In short, through their full-throated support for all of the Obama administration's anti-Israel policies, the organized American Jewish Left has made clear that today it does not share a common goal with the Israeli Left. It does not view US pressure on Israel as a means to achieve peace and normalization between Israel and its Arab neighbors. Rather, like Obama, it views pressure on Israel as a means to weaken US ties to Israel in the interest of pursuing closer ties with the Arab world.
THE CURRENT split between the Israeli and American Jewish Left, as well as the Obama administration's disparate treatment of both groups have policy implications for the Netanyahu government in its dealings with all three.
According to a number of American Jewish leaders, Obama's decision to meet with a hand-picked audience of American Jews at the White House on July 13 was a direct response to the Jerusalem Post poll. Obama's senior advisers feared that the massive Israeli mistrust of Obama the poll exposed was liable to spill over into the American Jewish community.
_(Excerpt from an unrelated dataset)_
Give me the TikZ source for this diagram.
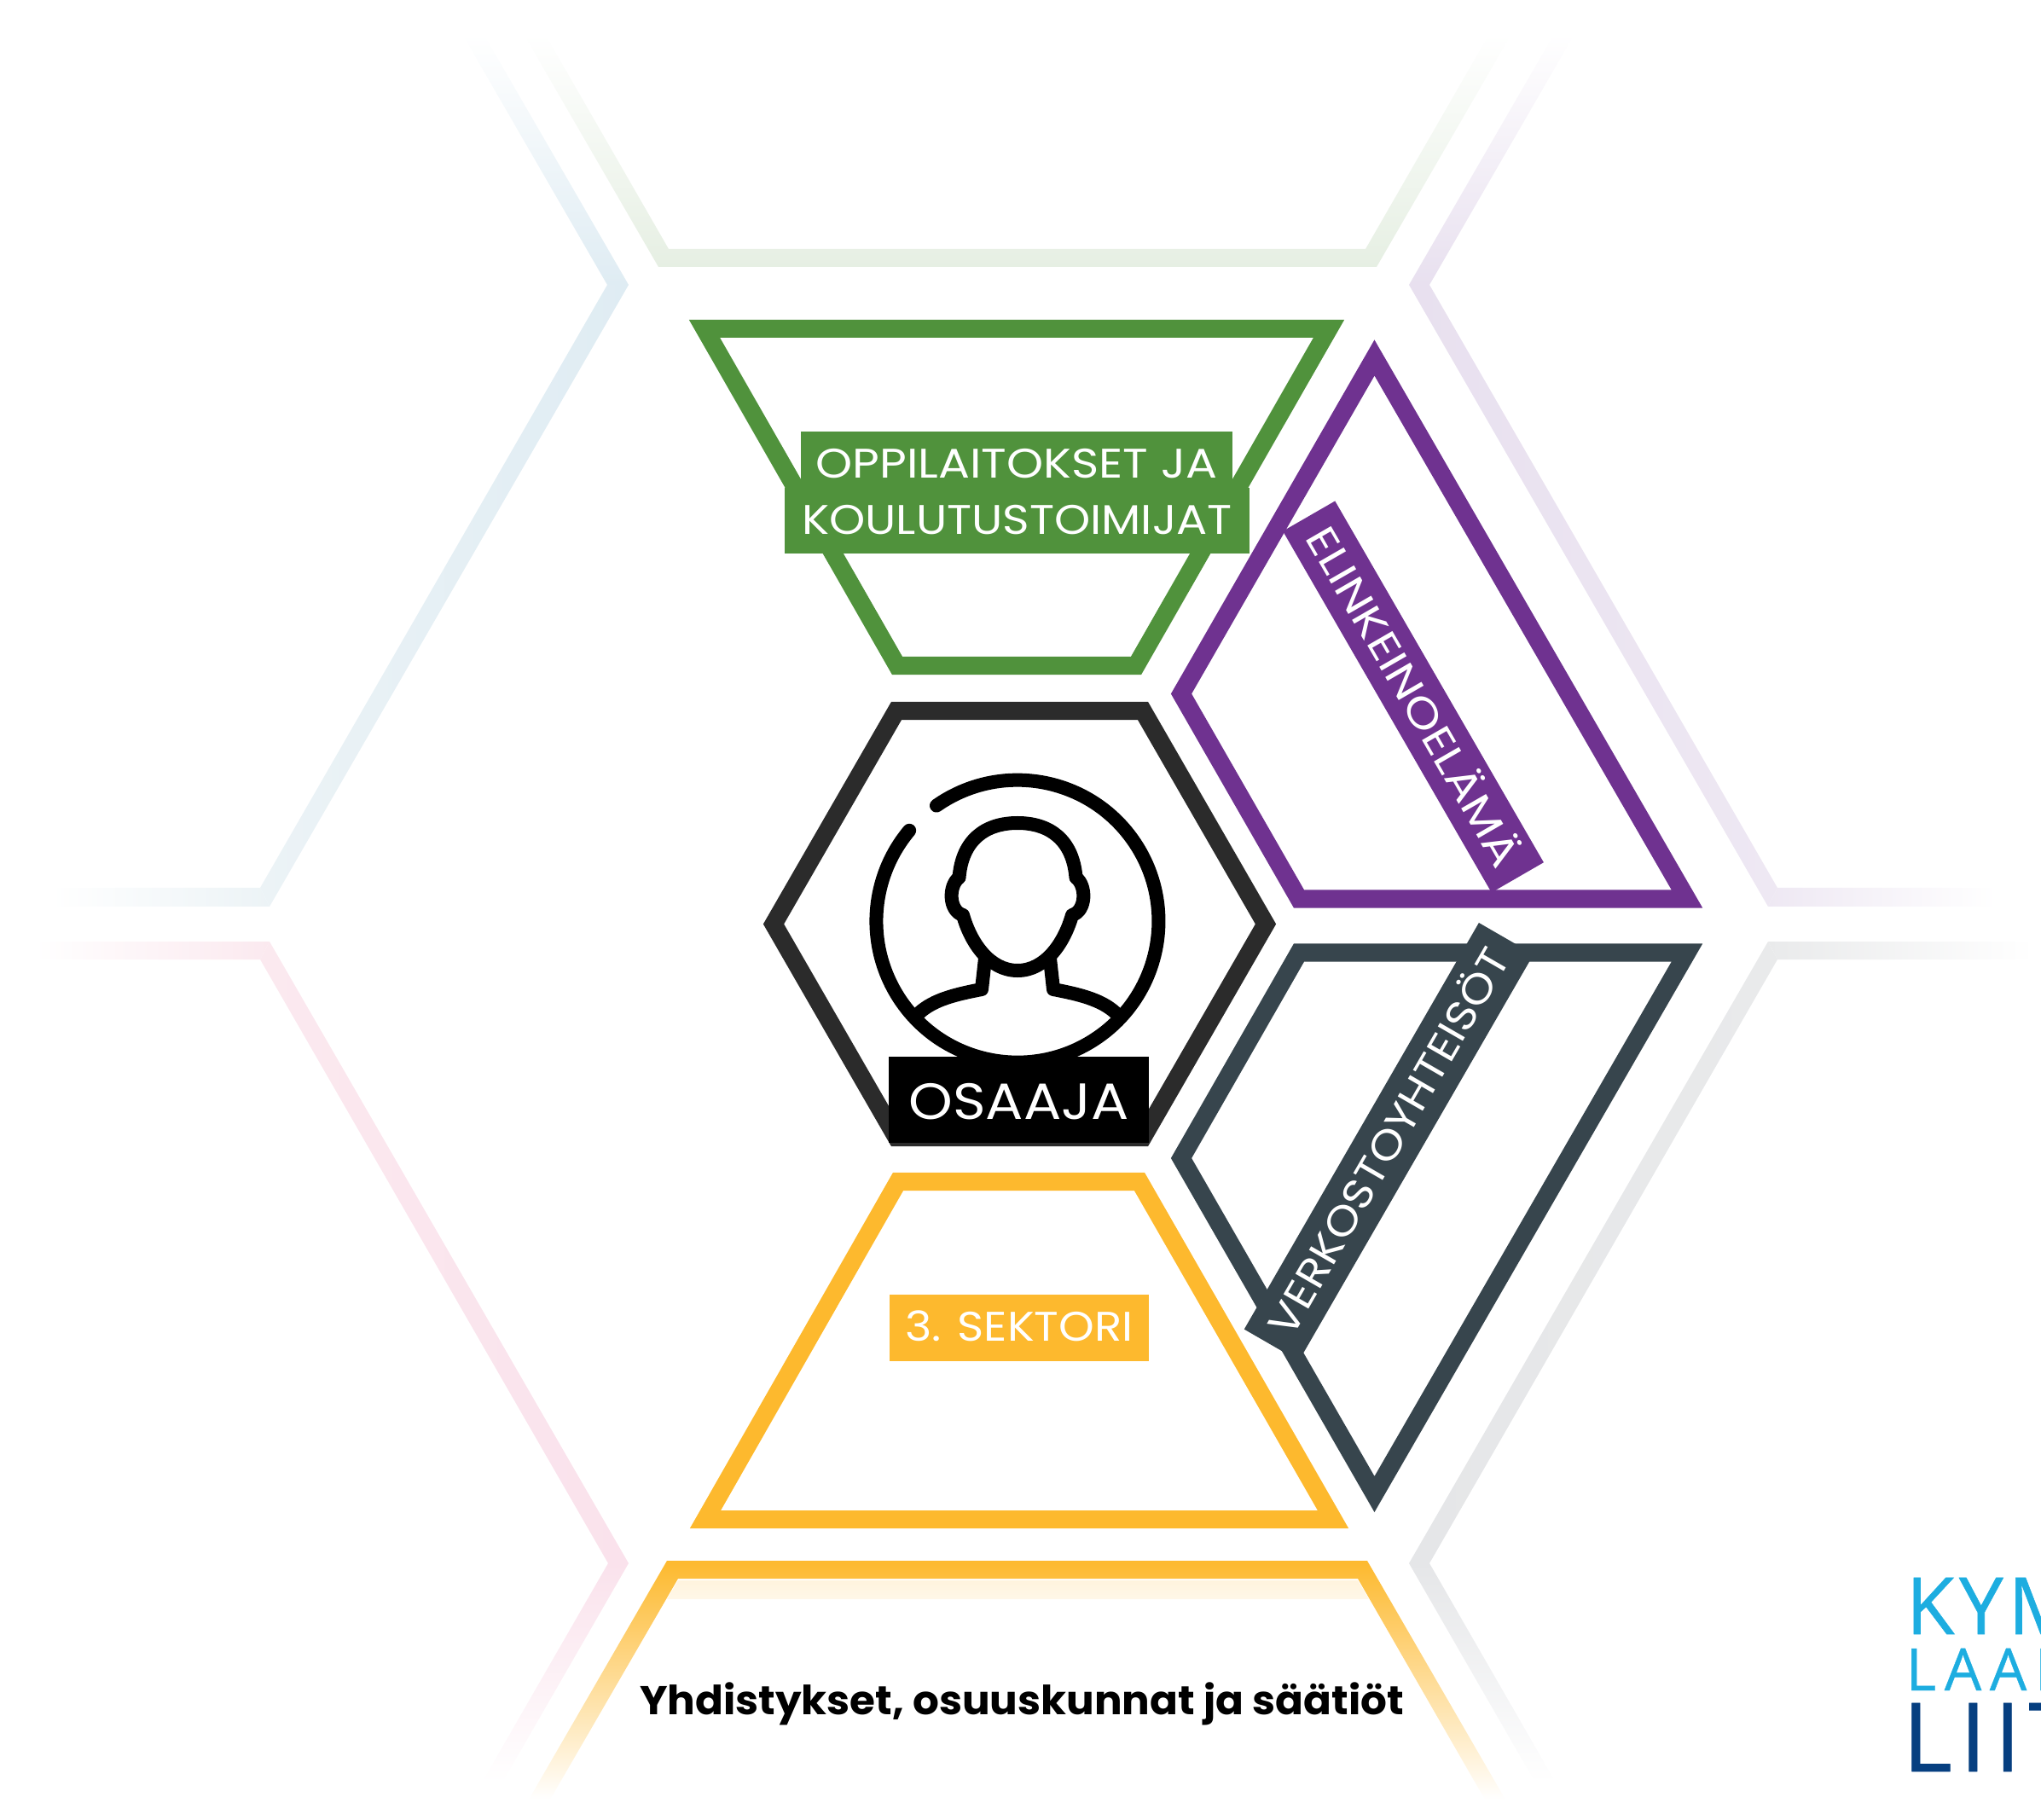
\documentclass[tikz,border=0pt]{standalone}
\usepackage{fontspec}
\usepackage{xcolor}
\setmainfont{Poppins}
\newfontfamily\logofont[FakeBold=0.6]{Open Sans}
\definecolor{greenband}{HTML}{50923C}
\definecolor{purpleband}{HTML}{6F3290}
\definecolor{slateband}{HTML}{37454D}
\definecolor{yellowband}{HTML}{FDB92E}
\definecolor{hexdark}{HTML}{2B2B2B}
\definecolor{fadegreen}{HTML}{E6EFE3}
\definecolor{fadeblue}{HTML}{DFECF3}
\definecolor{fadebluec}{HTML}{ECF3F6}
\definecolor{fadepink}{HTML}{FAE2EC}
\definecolor{fadepinkc}{HTML}{FBE9EF}
\definecolor{fadepurple}{HTML}{E8E0EF}
\definecolor{fadepurplec}{HTML}{EEE8F3}
\definecolor{fadegrey}{HTML}{E5E6E8}
\definecolor{fadegreyc}{HTML}{E9EAEB}
\definecolor{logolight}{HTML}{1DADE0}
\definecolor{logodark}{HTML}{063F80}
\newcommand{\labelfont}[2]{\fontsize{#1}{20}\selectfont\addfontfeature{FakeStretch=#2}}
\newcommand{\logosize}[2]{\fontsize{#1}{36}\logofont\addfontfeature{LetterSpace=#2}}
\begin{document}
\begin{tikzpicture}[x=0.01cm,y=-0.01cm,
  band/.style={line width=0.21cm,line join=miter},
  person/.style={line width=0.16cm,line join=round,line cap=round},
  labelbox/.style={fill=#1,text=white,inner sep=0pt,align=center},
  logotext/.style={anchor=base west,inner sep=0pt,text=#1}]
\useasboundingbox (0,0) rectangle (2393,2134);
% faded outer shapes
\shade[top color=white,bottom color=fadegreen] (614,40)--(772,313)--(1614,313)--(1772,40)--(1746,40)--(1601,292)--(784,292)--(639,40)--cycle;
\shade[top color=white,bottom color=fadeblue] (737,334)--(712,334)--(542,40)--(567,40)--cycle;
\shade[left color=fadebluec,right color=fadeblue] (737,334)--(316,1063)--(305,1041)--(712,334)--cycle;
\shade[left color=white,right color=fadebluec] (316,1063)--(305,1041)--(60,1041)--(60,1063)--cycle;
\shade[bottom color=white,top color=fadepink] (737,1833)--(713,1833)--(565,2090)--(589,2090)--cycle;
\shade[left color=fadepinkc,right color=fadepink] (737,1833)--(316,1104)--(305,1125)--(713,1833)--cycle;
\shade[left color=white,right color=fadepinkc] (316,1104)--(305,1125)--(40,1125)--(40,1104)--cycle;
\shade[top color=white,bottom color=fadepurple] (1652,334)--(1676,334)--(1846,40)--(1822,40)--cycle;
\shade[right color=fadepurplec,left color=fadepurple] (1652,334)--(2073,1063)--(2084,1041)--(1676,334)--cycle;
\shade[right color=white,left color=fadepurplec] (2073,1063)--(2084,1041)--(2340,1041)--(2340,1063)--cycle;
\shade[bottom color=white,top color=fadegrey] (1652,1833)--(1676,1833)--(1824,2090)--(1800,2090)--cycle;
\shade[right color=fadegreyc,left color=fadegrey] (1652,1833)--(2073,1104)--(2084,1125)--(1676,1833)--cycle;
\shade[right color=white,left color=fadegreyc] (2073,1104)--(2084,1125)--(2385,1125)--(2385,1104)--cycle;
\shade[top color=yellowband,middle color=yellowband!18,bottom color=white]
  (620,2110)--(782,1830)--(1603,1830)--(1765,2110)--(1741,2110)--(1592,1851)--(795,1851)--(645,2110)--cycle;
\shade[top color=yellowband!16,bottom color=yellowband!11] (795,1853)--(1592,1853)--(1605,1875)--(782,1875)--cycle;
% bands
\draw[band,greenband] (826,385.5)--(1558,385.5)--(1332,780.5)--(1052,780.5)--cycle;
\draw[band,purpleband] (1611.5,419.5)--(1978,1054)--(1523,1054)--(1385,813.5)--cycle;
\draw[band,slateband] (1523,1117)--(1978,1117)--(1611.5,1752)--(1385,1358)--cycle;
\draw[band,yellowband] (1053,1385.5)--(1336,1385.5)--(1563,1781.5)--(827,1781.5)--cycle;
\draw[band,hexdark] (1051,833.5)--(1340,833.5)--(1484,1083.5)--(1340,1333.5)--(1051,1333.5)--(907,1083.5)--cycle;
% person
\draw[person] (1098,944.6) arc[start angle=-125,end angle=220,radius=165.5];
\draw[person] (1129,1073) .. controls (1138,1105) and (1160,1138) .. (1193,1138)
  .. controls (1226,1138) and (1248,1105) .. (1257,1073)
  .. controls (1274,1068) and (1274,1038) .. (1261.5,1029)
  .. controls (1258,985) and (1231,965) .. (1193,965)
  .. controls (1155,965) and (1128,985) .. (1124.5,1029)
  .. controls (1112,1038) and (1112,1068) .. (1129,1073);
\draw[person] (1155,1124)--(1151,1160) .. controls (1120,1166) and (1095,1172) .. (1077.7,1187.6);
\draw[person] (1231,1124)--(1235,1160) .. controls (1266,1166) and (1291,1172) .. (1308,1187.6);
% labels
\node[labelbox=greenband,minimum width=5.06cm,text height=0.54cm,text depth=0.12cm,font=\labelfont{13.8}{1.13}] (oppilaitokset) at (1192,539) {OPPILAITOKSET JA};
\node[labelbox=greenband,minimum width=5.45cm,text height=0.54cm,text depth=0.23cm,font=\labelfont{13.8}{1.107}] (koulutus) at (1192.5,610.5) {KOULUTUSTOIMIJAT};
\node[labelbox=yellowband,minimum width=3.04cm,text height=0.54cm,text depth=0.24cm,font=\labelfont{13.8}{1.094}] (sektori) at (1195,1557) {3. SEKTORI};
\node[labelbox=black,minimum width=3.05cm,text height=0.73cm,text depth=0.28cm,font=\labelfont{17}{1.1}] (osaaja) at (1194.5,1289.5) {OSAAJA};
\node[labelbox=purpleband,minimum width=4.89cm,text height=0.52cm,text depth=0.186cm,rotate=-60,font=\labelfont{13.8}{1.176}] (elinkeino) at (1657,817) {ELINKEINOELÄMÄ};
\node[labelbox=slateband,minimum width=5.5cm,text height=0.54cm,text depth=0.2cm,rotate=60,font=\labelfont{13.8}{1.107}] (verkosto) at (1628.4,1338.8) {VERKOSTOYHTEISÖT};
\node[anchor=base,inner sep=0pt,font=\labelfont{13.4}{1.028}\bfseries] (yhdistykset) at (1198,2010) {Yhdistykset, osuuskunnat ja säätiöt};
% logo
\node[logotext=logolight,font=\logosize{26.3}{6}] (kym) at (2234,1916) {KYM};
\node[logotext=logolight,font=\logosize{19.5}{14}] (laak) at (2234,1982) {LAAK};
\node[logotext=logodark,font=\logosize{31.9}{8}] (liit) at (2230,2077) {LIIT};
\end{tikzpicture}
\end{document}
To date, in contending with the White House, Prime Minister Benyamin Netanyahu has been careful to minimize the significance of the White House-initiated crisis in relations. Fearing a domestic backlash, Netanyahu and his advisers have even gone so far as to leak reports of imminent agreements between the Obama administration and Israel on the issue of home construction for Jews in Jerusalem, Judea and Samaria.
What the White House's distress over the Post's poll shows, however, is that today - with a domestic consensus now backing Netanyahu against Obama - Netanyahu has less call to minimize the breach than Obama does. Indeed, doing so only advances Obama's fortunes among American Jews and so strengthens the position of anti-Israel Jewish organizations that support him. Rather than leak stories about an impending deal, Netanyahu's advisers should leak stories about American intransigence and hostility.
Moreover, given the administration's overarching desire to put "daylight" between the US and Israel, reaching an agreement with Washington will bring no relief. Since it is the administration's goal to weaken US ties to the Jewish state, clearly any deal that Israel could obtain would either be antithetical to Israel's national interests or breached by the administration.
Perhaps in response to J Street's ever-expanding media presence, Ambassador Michael Oren intimated last month that he intends to reach out to far-Left American Jewish groups. To the extent that this is a serious initiative, it should be dropped immediately.
Through their actions, J Street and its allies have made clear that their institutional interests are served by weakening Israel. Their mission is to harm Israel's standing in Washington and weaken the influence of the mainstream American Jewish community that supports Israel.
Rather than empower these anti-Israel groups by legitimizing them, the government should take a page out of Obama's playbook. Obama gave the impression of hosting a big tent for American Jews by inviting both friendly far-Left groups and friendly centrist groups to meet with him on July 13. He legitimized his friends at J Street and Americans for Peace Now by treating them as equals of the Conference of Presidents of Major American Jewish Organizations.
By the same token, Israel's embassy should act as a big tent by reaching out to Israel's supporters on both the political Right and the center. All groups that support Israel should be welcome.
As to the Israeli Left, to date, Netanyahu has successfully built a strong, stable center-right coalition by going over its head and forming a national consensus around support for defensible borders, a united Jerusalem and rejecting unreciprocated concessions of any kind. While the prime minister arguably made an unnecessary and potentially disastrous mistake in announcing his support for a demilitarized Palestinian state, by and large, he has successfully marginalized the Left.
Benn's anguished plea for help from the Obama administration shows that Netanyahu's policies are having the desired effect. His political opponents are descending into the depths of political irrelevance. Netanyahu should leave them to their richly deserved fate.